かくしてサイズ感が絶妙なところに、「トラベルアシスト」が、最新世代へアップデートされた。これはステアリングホイール上のボタンひとつで起動できる運転支援機能システムで、高速道路などで車線維持を含め0~210㎞/hの速度域で作動するレベル2。従来はドライバーがステアリングを握っているかどうか、操舵角をモーターのトルクで検知していたが、新型ではタッチセンサーで認識する方式に改められ、手を軽く添えるだけでOKとなった。つまり具体的に、長距離移動での疲労軽減に効いてくるのだ。
他にも、インフォテインメントの最新鋭化が図られ、VWが全車種で進めるeSIMの通信モジュールを内蔵するため、We ConnectやWe Connect Plusといった接続環境が前提のオンラインサービスがデフォルトで使える。裏を返せば、スマートフォンの通信容量をクルマが無駄食いしない。しかも専用アプリを介して、スマートフォン上で車両情報を確認できたりドアのロック/アンロックが行えるなど、使い勝手やデジタル・エクスぺリエンス面は格段に進歩している。
その一方で車内のダッシュボード中央、3ゾーンのエアコンパネルは、これまでの3連ダイヤルのような押せばストロークするボタンではなく、操作系統が上下3列に配されタッチパネル&スライダーに替えられた。とはいえ、ゴルフ8の横1列のスライダー式より、ティグアンのそれははるかに扱いやすく、アナログ世代も面食らうほどではない。

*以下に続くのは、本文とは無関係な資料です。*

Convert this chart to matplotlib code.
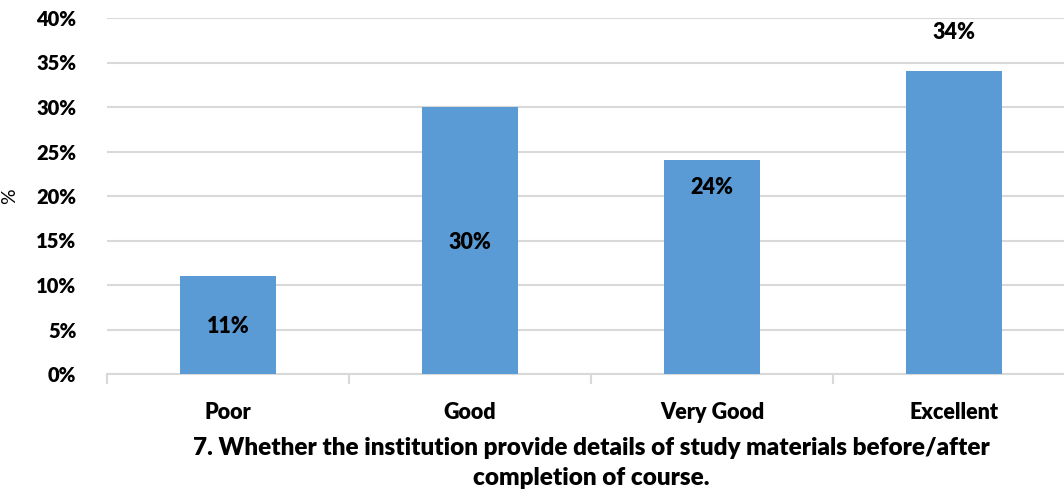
import matplotlib.pyplot as plt
import numpy as np

# Data
categories = ['Poor', 'Good', 'Very Good', 'Excellent']
values = [11, 30, 24, 34]
# where Excel put the data labels (in % units)
label_pos = [5.3, 14.8, 20.9, 38.4]
yticks = [0, 5, 10, 15, 20, 25, 30, 35, 40]

BAR_COLOR = '#5B9BD5'
GRID_COLOR = '#D9D9D9'
FONT = ['Lato', 'DejaVu Sans']
W = 'heavy'

plt.rcParams['font.family'] = FONT

fig = plt.figure(figsize=(10.64, 4.91), dpi=100)
ax = fig.add_axes([107 / 1064, 117 / 491, 968 / 1064, 356 / 491])

x = np.arange(len(categories))
ax.bar(x, values, width=0.4, color=BAR_COLOR, zorder=3)

for xi, v, ly in zip(x, values, label_pos):
    ax.text(xi, ly, '%d%%' % v, ha='center', va='center',
            fontsize=15.5, fontweight=W, color='black', zorder=4)

ax.set_xlim(-0.5, len(categories) - 0.5)
ax.set_ylim(0, 40)
ax.set_yticks(yticks)
ax.set_yticklabels(['%d%%' % t for t in yticks], fontsize=14.5, fontweight=W)
ax.yaxis.grid(True, color=GRID_COLOR, linewidth=1.5, zorder=0)
ax.tick_params(axis='y', length=0, pad=22)

ax.set_xticks(x)
ax.set_xticklabels(categories, fontsize=15.5, fontweight=W)
ax.set_xticks(np.arange(-0.5, len(categories)), minor=True)
ax.tick_params(axis='x', which='major', length=0, pad=20)
ax.tick_params(axis='x', which='minor', length=7, width=1.5, color=GRID_COLOR)

for s in ['top', 'right', 'left']:
    ax.spines[s].set_visible(False)
ax.spines['bottom'].set_color(GRID_COLOR)
ax.spines['bottom'].set_linewidth(1.5)

ax.set_xlabel('7. Whether the institution provide details of study materials before/after\ncompletion of course.',
              fontsize=17.5, fontweight=W, labelpad=10, linespacing=1.45)
ax.yaxis.set_label_coords(-0.092, 0.5)
ax.set_ylabel('%', fontsize=14)

fig.savefig('out.png', dpi=100)
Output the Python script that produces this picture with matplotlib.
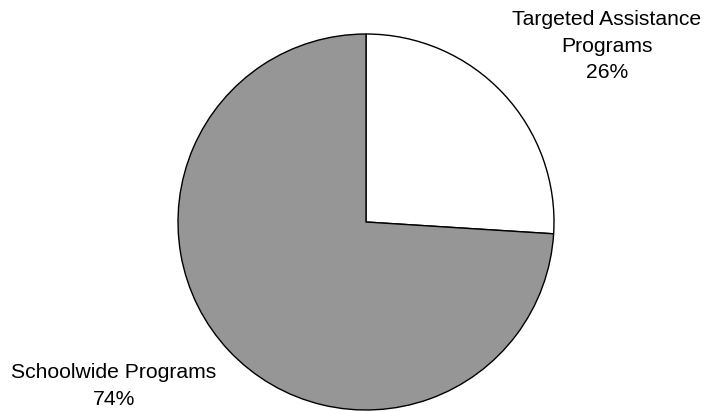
import matplotlib
matplotlib.use("Agg")
import matplotlib.pyplot as plt

labels = ["Targeted Assistance\nPrograms", "Schoolwide Programs"]
shares = [26, 74]
colors = ["#ffffff", "#969696"]

plt.rcParams['font.family'] = ['Liberation Sans', 'DejaVu Sans']

fig = plt.figure(figsize=(7.07, 4.12), dpi=100)
ax = fig.add_axes([0, 0, 1, 1])

# pie laid out in pixel coordinates (y up)
ax.pie(shares, colors=colors, startangle=90, counterclock=False,
       center=(366, 412 - 222), radius=188,
       wedgeprops=dict(edgecolor="black", linewidth=1.0))

ax.text(607, 412 - 46, f"{labels[0]}\n{shares[0]}%", ha="center", va="center",
        fontsize=15.2, linespacing=1.48, color="black")
ax.text(114, 412 - 386, f"{labels[1]}\n{shares[1]}%", ha="center", va="center",
        fontsize=15.2, linespacing=1.48, color="black")

ax.set_xlim(0, 707)
ax.set_ylim(0, 412)
ax.set_aspect("equal")
ax.axis("off")

fig.savefig("out.png", dpi=100)
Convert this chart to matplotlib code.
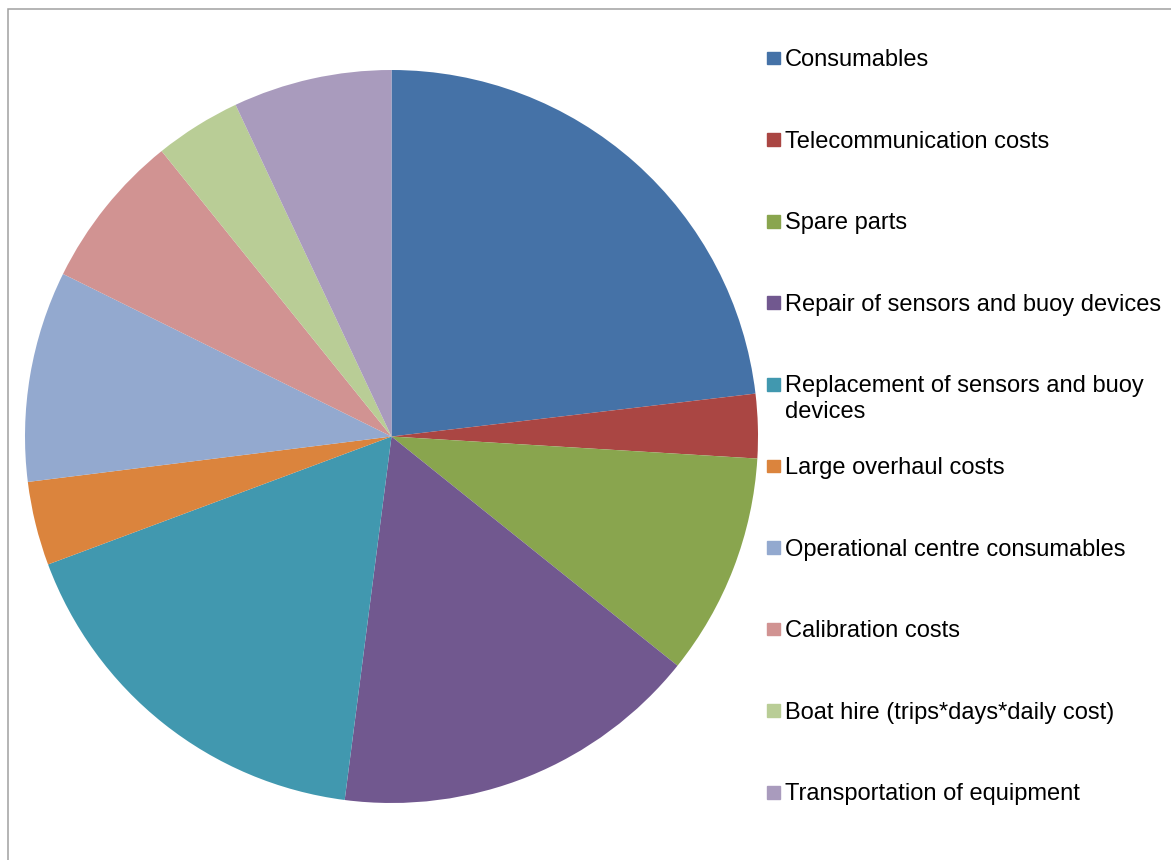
import matplotlib.pyplot as plt
from matplotlib.patches import Rectangle

plt.rcParams['font.family'] = ['Liberation Sans', 'DejaVu Sans']

categories = ['Consumables', 'Telecommunication costs', 'Spare parts',
              'Repair of sensors and buoy devices',
              'Replacement of sensors and buoy\ndevices',
              'Large overhaul costs', 'Operational centre consumables',
              'Calibration costs', 'Boat hire (trips*days*daily cost)',
              'Transportation of equipment']
shares = [23.15, 2.83, 9.8, 16.3, 17.3, 3.7, 9.3, 6.9, 3.8, 7.0]
colors = ['#4572A7', '#AA4643', '#89A54E', '#71588F', '#4198AF',
          '#DB843D', '#93A9CF', '#D19392', '#B9CD96', '#A99BBD']

W, H = 1171, 860
fig = plt.figure(figsize=(W / 100, H / 100), dpi=100)

# outer chart frame (right/bottom edges run off the canvas)
fig.patches.append(Rectangle((7.5 / W, -0.1), 1.2, 1 - 8.5 / H + 0.1,
                             transform=fig.transFigure, fill=False,
                             edgecolor='#a0a0a0', lw=1.1))

ax = fig.add_axes([25 / W, 57 / H, 733 / W, 733 / H])
ax.pie(shares, colors=colors, startangle=90, counterclock=False,
       wedgeprops=dict(linewidth=0))
ax.set_xlim(-1, 1)
ax.set_ylim(-1, 1)
ax.set_aspect('equal')
ax.axis('off')

# legend, one row per slice
x0, y0, step = 767, 58, 81.6
for i, (lab, col) in enumerate(zip(categories, colors)):
    y = y0 + i * step
    fig.patches.append(Rectangle((x0 / W, 1 - (y + 6.3) / H), 12.6 / W, 12.6 / H,
                                 transform=fig.transFigure, color=col))
    fig.text(785 / W, 1 - (y - 9) / H, lab, fontsize=17, va='top',
             ha='left', linespacing=1.22)

fig.savefig('out.png', dpi=100)
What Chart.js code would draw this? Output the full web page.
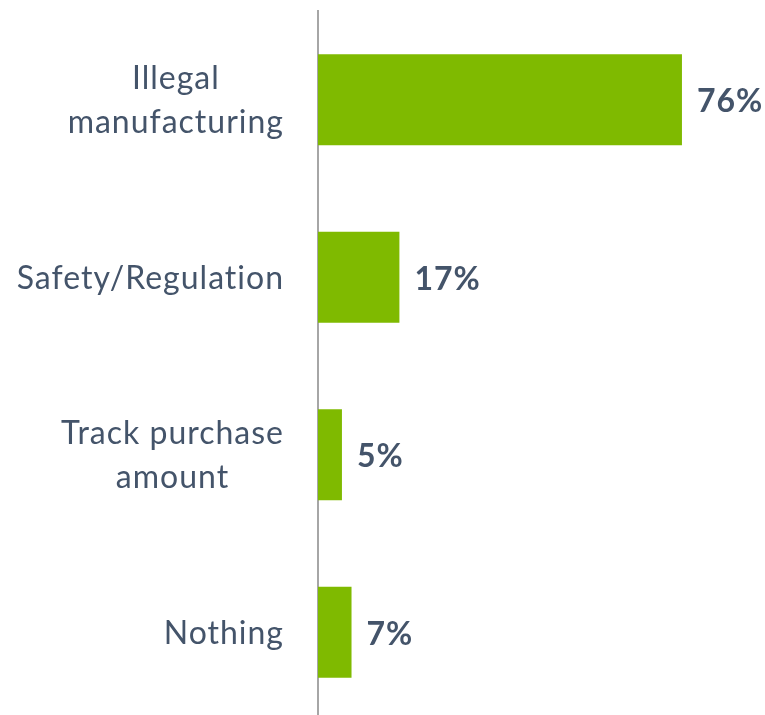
<!DOCTYPE html>
<html><head><meta charset="utf-8">
<script src="https://cdn.jsdelivr.net/npm/chart.js@4"></script>
<style>html,body{margin:0;padding:0;overflow:hidden;background:#fff}canvas{display:block}</style>
</head><body><canvas id="c" width="765" height="721"></canvas>
<script>
const categories = [["Illegal","manufacturing"],["Safety/Regulation"],["Track purchase","amount"],["Nothing"]];
const values = [76, 17, 5, 7];
const valueLabels = ["76%", "17%", "5%", "7%"];

const TEXT = '#44546A';
const FONT = 'Lato, "Open Sans", sans-serif';

const labelPlugin = {
  id: 'labels',
  afterDatasetsDraw(chart) {
    const ctx = chart.ctx;
    const yScale = chart.scales.y;
    const meta = chart.getDatasetMeta(0);
    ctx.save();
    ctx.fillStyle = TEXT;
    // category labels
    ctx.font = '32px ' + FONT;
    ctx.letterSpacing = '1px';
    const cap = 22.5, lh = 44, rightEdge = 283;
    categories.forEach((lines, i) => {
      const cy = yScale.getPixelForValue(i);
      const widths = lines.map(l => ctx.measureText(l).width - 1);
      const maxW = Math.max(...widths);
      const blockLeft = rightEdge - maxW;
      ctx.textAlign = 'left';
      ctx.textBaseline = 'alphabetic';
      const n = lines.length;
      lines.forEach((l, j) => {
        const y = cy + (j - (n - 1) / 2) * lh + cap / 2;
        ctx.fillText(l, blockLeft + (maxW - widths[j]) / 2, y);
      });
    });
    // value labels
    ctx.font = 'bold 32px ' + FONT;
    ctx.letterSpacing = '1px';
    ctx.textAlign = 'left';
    meta.data.forEach((bar, i) => {
      ctx.fillText(valueLabels[i], bar.x + 15, bar.y + cap / 2 + 1);
    });
    ctx.restore();
  }
};

new Chart(document.getElementById('c'), {
  type: 'bar',
  data: {
    labels: categories,
    datasets: [{
      data: values,
      backgroundColor: '#7FBA00',
      borderWidth: 0,
      barPercentage: 0.513,
      categoryPercentage: 1
    }]
  },
  options: {
    indexAxis: 'y',
    responsive: false,
    devicePixelRatio: 1,
    animation: false,
    layout: { padding: { top: 11, right: 16, bottom: 0, left: 0 } },
    plugins: { legend: { display: false }, tooltip: { enabled: false } },
    scales: {
      x: { display: false, min: 0, max: 90 },
      y: {
        ticks: { display: false },
        grid: { display: false, drawTicks: false },
        border: { display: true, color: '#A6A6A6', width: 2 },
        afterFit(s) { s.width = 318; }
      }
    }
  },
  plugins: [labelPlugin]
});
</script>
</body></html>
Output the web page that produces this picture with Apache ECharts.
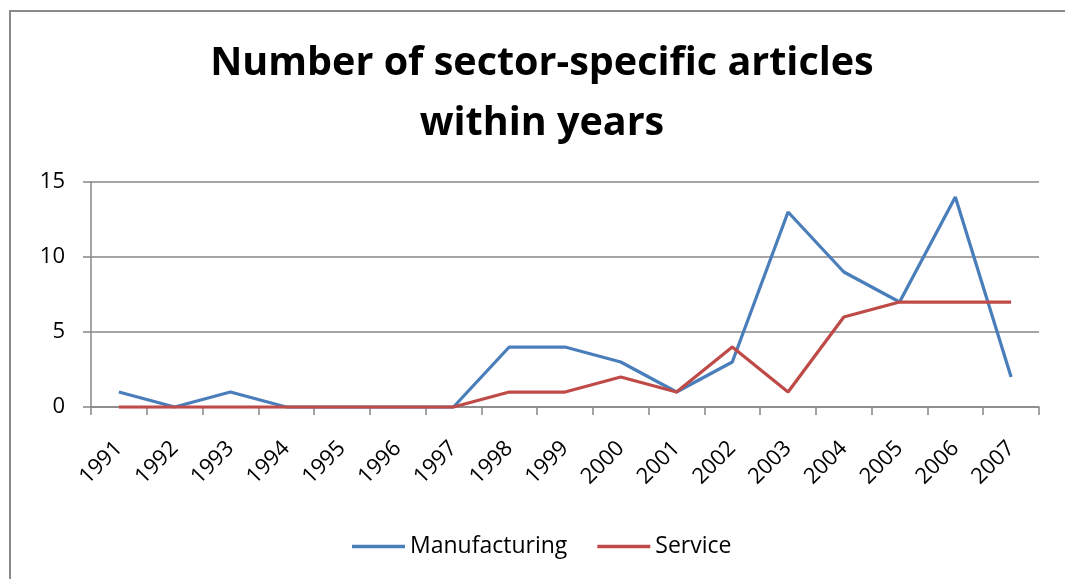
<!DOCTYPE html>
<html>
<head>
<meta charset="utf-8">
<script src="https://cdn.jsdelivr.net/npm/echarts@6/dist/echarts.min.js"></script>
<style>
  html, body { margin: 0; padding: 0; background: #fff; }
  #chart { width: 1065px; height: 579px; }
</style>
</head>
<body>
<div id="chart"></div>
<script>
// Article counts per year by sector
const years = ['1991', '1992', '1993', '1994', '1995', '1996', '1997', '1998', '1999',
  '2000', '2001', '2002', '2003', '2004', '2005', '2006', '2007'];
const manufacturing = [1, 0, 1, 0, 0, 0, 0, 4, 4, 3, 1, 3, 13, 9, 7, 14, 2];
const service = [0, 0, 0, 0, 0, 0, 0, 1, 1, 2, 1, 4, 1, 6, 7, 7, 7];
const yTicks = [0, 5, 10, 15];

const font = '"Open Sans", "Noto Sans", sans-serif';
const gridColor = '#878787';

const chart = echarts.init(document.getElementById('chart'), null, { renderer: 'canvas' });
chart.setOption({
  animation: false,
  backgroundColor: '#ffffff',
  title: {
    text: 'Number of sector-specific articles\nwithin years',
    left: 537,
    textAlign: 'center',
    top: 29,
    textStyle: {
      fontFamily: font,
      fontWeight: 'bold',
      fontSize: 39.5,
      lineHeight: 60,
      color: '#000'
    }
  },
  legend: {
    top: 530,
    left: 347,
    itemWidth: 53,
    itemHeight: 3.5,
    itemGap: 30,
    icon: 'rect',
    textStyle: { fontFamily: font, fontSize: 23, color: '#000' },
    data: ['Manufacturing', 'Service']
  },
  grid: { left: 91, right: 26, top: 182, bottom: 172, containLabel: false },
  xAxis: {
    type: 'category',
    data: years,
    boundaryGap: true,
    axisLine: { lineStyle: { color: gridColor, width: 1.5 } },
    axisTick: { show: true, length: 8, inside: false, lineStyle: { color: gridColor, width: 1.5 } },
    axisLabel: {
      rotate: 45,
      margin: 38,
      fontFamily: font,
      fontSize: 22,
      color: '#000',
      interval: 0
    }
  },
  yAxis: {
    type: 'value',
    min: yTicks[0],
    max: yTicks[yTicks.length - 1],
    interval: 5,
    axisLine: { show: true, lineStyle: { color: gridColor, width: 1.5 } },
    axisTick: { show: true, length: 8, lineStyle: { color: gridColor, width: 1.5 } },
    splitLine: { lineStyle: { color: gridColor, width: 1.5 } },
    axisLabel: {
      margin: 26,
      fontFamily: font,
      fontSize: 22,
      color: '#000'
    }
  },
  series: [
    {
      name: 'Manufacturing',
      type: 'line',
      data: manufacturing,
      symbol: 'none',
      color: '#4A7EBB',
      lineStyle: { width: 3.25, color: '#4A7EBB' }
    },
    {
      name: 'Service',
      type: 'line',
      data: service,
      symbol: 'none',
      color: '#BE4B48',
      lineStyle: { width: 3.25, color: '#BE4B48' }
    }
  ],
  graphic: [
    // outer frame (left and top edges are visible in the window)
    {
      type: 'polyline',
      shape: { points: [[10, 579], [10, 11], [1065, 11]] },
      style: { stroke: '#8a8a8a', lineWidth: 2, fill: null },
      silent: true
    }
  ]
});
</script>
</body>
</html>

もうひとつ、ティグアンの車内空間が充実していると感じさせるのは、ファースト・エディションとR-ライン専用オプションではあるが、ハーマン・カードンによる9個のスピーカーとサブウーファーの専用オーディオシステムが、選択肢としてあること。
いわゆる欧州CセグのコンパクトSUVでは、プレミアムにあたるボルボXC40に同じくハーマン・カードン、DS 7クロスバックにフォーカルが用意されている。だが同じVWグループ内のプレミアム・ブランドであるアウディ、つまりQ3に一任せずVWティグアンが音にもこだわっている点は、高く評価されるべきだろう。